> **Exercise objective**: Leaving out every picture, retype the lines below from the top through the one that contains "plt.rcParams['mathtext.rm'] = 'Liberation".

·····

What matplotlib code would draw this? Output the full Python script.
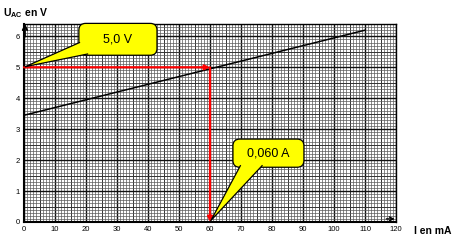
import numpy as np
import matplotlib.pyplot as plt
from matplotlib.patches import FancyBboxPatch, Polygon

plt.rcParams['font.family'] = ['Liberation Sans', 'DejaVu Sans']
plt.rcParams['mathtext.fontset'] = 'custom'
plt.rcParams['mathtext.bf'] = 'Liberation Sans:bold'
plt.rcParams['mathtext.rm'] = 'Liberation Sans'

# Characteristic line U_AC = f(I)
current_ma = [0, 110]
voltage_v = [3.45, 6.2]

# Reading point
point_i = 60
point_u = 5.0

x_ticks = [0, 10, 20, 30, 40, 50, 60, 70, 80, 90, 100, 110, 120]
y_ticks = [0, 1, 2, 3, 4, 5, 6]
label_u = '5,0 V'
label_i = '0,060 A'

fig = plt.figure(figsize=(4.55, 2.5), dpi=100)
ax = fig.add_axes([24 / 455, 28 / 250, 372 / 455, 198 / 250])
ax.set_xlim(0, 120)
ax.set_ylim(0, 6.4)

# millimetre paper
for v in np.arange(0, 121, 1):
    if v % 10 == 0:
        lw, c = 1.0, '#111111'
    elif v % 5 == 0:
        lw, c = 0.7, '#333333'
    else:
        lw, c = 0.5, '#5a5a5a'
    ax.axvline(v, color=c, lw=lw, zorder=1)
for v in np.arange(0, 6.41, 0.1):
    k = int(round(v * 10))
    if k % 10 == 0:
        lw, c = 1.0, '#111111'
    elif k % 5 == 0:
        lw, c = 0.7, '#333333'
    else:
        lw, c = 0.5, '#5a5a5a'
    ax.axhline(v, color=c, lw=lw, zorder=1)

for s in ax.spines.values():
    s.set_color('black')
    s.set_linewidth(1.0)
ax.spines['left'].set_linewidth(1.5)
ax.spines['bottom'].set_linewidth(1.5)

ax.set_xticks(x_ticks)
ax.set_yticks(y_ticks)
ax.tick_params(length=0, labelsize=5.5, pad=3)

# characteristic line
ax.plot(current_ma, voltage_v, color='black', lw=1.1, zorder=3)

# red reading arrows
ax.annotate('', xy=(point_i, point_u), xytext=(0, point_u),
            arrowprops=dict(arrowstyle='-|>', color='red', lw=1.6,
                            shrinkA=0, shrinkB=0, mutation_scale=7), zorder=4)
ax.annotate('', xy=(point_i, 0), xytext=(point_i, point_u),
            arrowprops=dict(arrowstyle='-|>', color='red', lw=1.6,
                            shrinkA=0, shrinkB=0, mutation_scale=7), zorder=4)

# axis arrows
ax.annotate('', xy=(0.3, 6.5), xytext=(0.3, 5.9),
            arrowprops=dict(arrowstyle='->', color='black', lw=1.3, mutation_scale=8),
            annotation_clip=False)
ax.annotate('', xy=(120.5, 0.1), xytext=(116, 0.1),
            arrowprops=dict(arrowstyle='->', color='black', lw=1.0, mutation_scale=7),
            annotation_clip=False)


def callout(x0, x1, y0, y1, base, tip, text):
    box = FancyBboxPatch((x0, y0), x1 - x0, y1 - y0,
                         boxstyle='round,pad=0,rounding_size=2.2',
                         mutation_aspect=0.1, fc='#ffff00', ec='black',
                         lw=0.9, zorder=6, clip_on=False)
    ax.add_patch(box)
    fill = Polygon([base[0], base[1], tip], closed=True, fc='#ffff00',
                   ec='none', zorder=7, clip_on=False)
    ax.add_patch(fill)
    ax.plot([base[0][0], tip[0], base[1][0]], [base[0][1], tip[1], base[1][1]],
            color='black', lw=0.9, zorder=8, clip_on=False)
    ax.text((x0 + x1) / 2, (y0 + y1) / 2, text, ha='center', va='center',
            fontsize=9, zorder=9)


callout(17.7, 42.9, 5.39, 6.42, [(17.9, 5.80), (20.5, 5.43)], (0.4, 5.02), label_u)
callout(67.4, 90.3, 1.77, 2.68, [(69.8, 1.82), (76.8, 1.82)], (60.3, 0.05), label_i)

fig.text(3 / 455, 1 - 13 / 250, r'$\mathbf{U_{AC}}$ en V', fontsize=7.5,
         fontweight='bold', va='center', ha='left')
fig.text(452 / 455, 1 - 231 / 250, 'I en mA', fontsize=7.5,
         fontweight='bold', va='center', ha='right')

fig.savefig('out.png', dpi=100)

·····

> **Result for this exercise**:
What matplotlib code would draw this? Output the full Python script.
import numpy as np
import matplotlib.pyplot as plt
from matplotlib.patches import FancyBboxPatch, Polygon

plt.rcParams['font.family'] = ['Liberation Sans', 'DejaVu Sans']
plt.rcParams['mathtext.fontset'] = 'custom'
plt.rcParams['mathtext.bf'] = 'Liberation Sans:bold'
plt.rcParams['mathtext.rm'] = 'Liberation Sans'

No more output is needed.